Figues, l’exemple de pionniers

Dans le cas de l’appellation Figues de Solliès en France, les producteurs ont délimité avec précision les départements et communes concernées. De même que sont répertoriés les producteurs et les surfaces cultivées. Sont également précisés les modes de culture et la variété utilisée.

A Solliès, il s’agit de la Bourjassote noire et à Béni Maouche il s’agit de 3 variétés : Aberkane, Azanjar et Taamriwt.
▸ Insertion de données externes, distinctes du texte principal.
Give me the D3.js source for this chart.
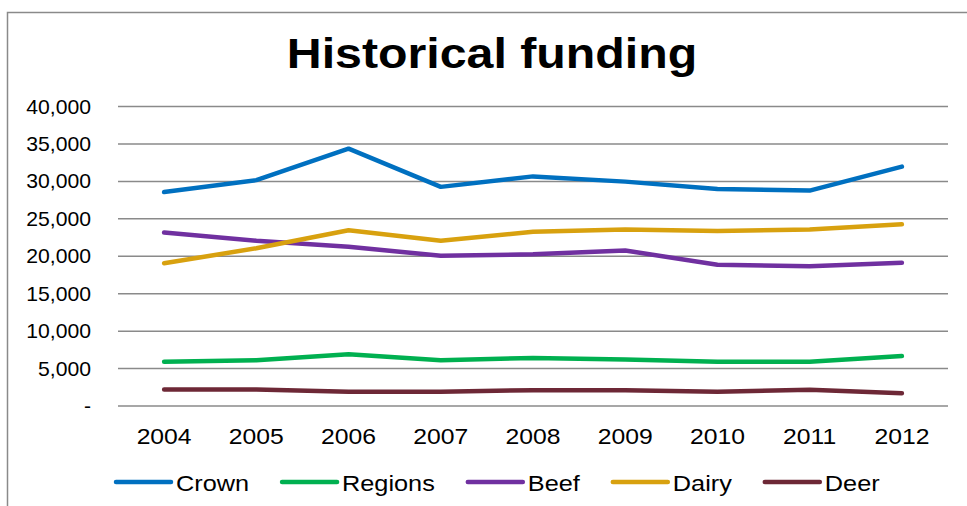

A l’étranger, les producteurs doivent également tenir un carnet de culture mis à jour et toujours disponible en cas de contrôle inopiné.

Le cahier des charges définit également la taille et l’aspect des figues commercialisées, leur période de récolte et les modalités de stockage ainsi que le type d’emballage utilisé. L’association doit indiquer ce qui distingue leur produit des autres produits similaires. Enfin, les producteurs doivent justifier du lien de leur produit avec le milieu géographique.

Ainsi dans le cas de la Figue de Solliès, les producteurs déclarent que la figue « est caractérisée par une richesse gustative, un fruit charnu et juteux de beau calibre et un taux de sucre élevé ». Des caractères liés essentiellement « aux facteurs naturels (sols et réseau hydrographique, climat) et humains (pratiques de récolte et de tri) du milieu géographique. »

Algérie : 87 autres produits agricoles labellisables

Que ce soit à Beni Maouche en Algérie ou à Solliès en France, il s’agit d’expériences qui peuvent intéresser plusieurs filières. Pour Aissa Manseur, consultant en agriculture et conseiller à l’export.

« L’Algérie recèle de nombreux produits du terroir variés et intéressants, dont les dattes de Tolga, les olives de table de Sig, l’huile d’olive et les figues de Kabylie, le raisin de table du Titteri, l’abricot et les grenades de Messaâd, la cerise de Miliana et des produits animaux tels que la viande ovine de la race Ouled Djellel et Rembi, basées essentiellement dans les hautes plaines steppiques du Centre ainsi que celle de la race Hamra que l’on trouve essentiellement dans l’Atlas saharien au Sud. », liste cet expert.

Il cite également le miel de montagne de l’Atlas blidéen et indique que les services agricoles auraient recensé pas moins de « 87 autres produits potentiels susceptibles d’être labellisés. »

Pour les universitaires Abdelhalim Bouhali et Abdel-Madjid Djenane de l’université de Béjaia, le cas de la figue sèche de Béni Maouche représente un cas « d’appropriation collective d’un signe de qualité agricole comme levier de développement agricole. » Un exemple à suivre.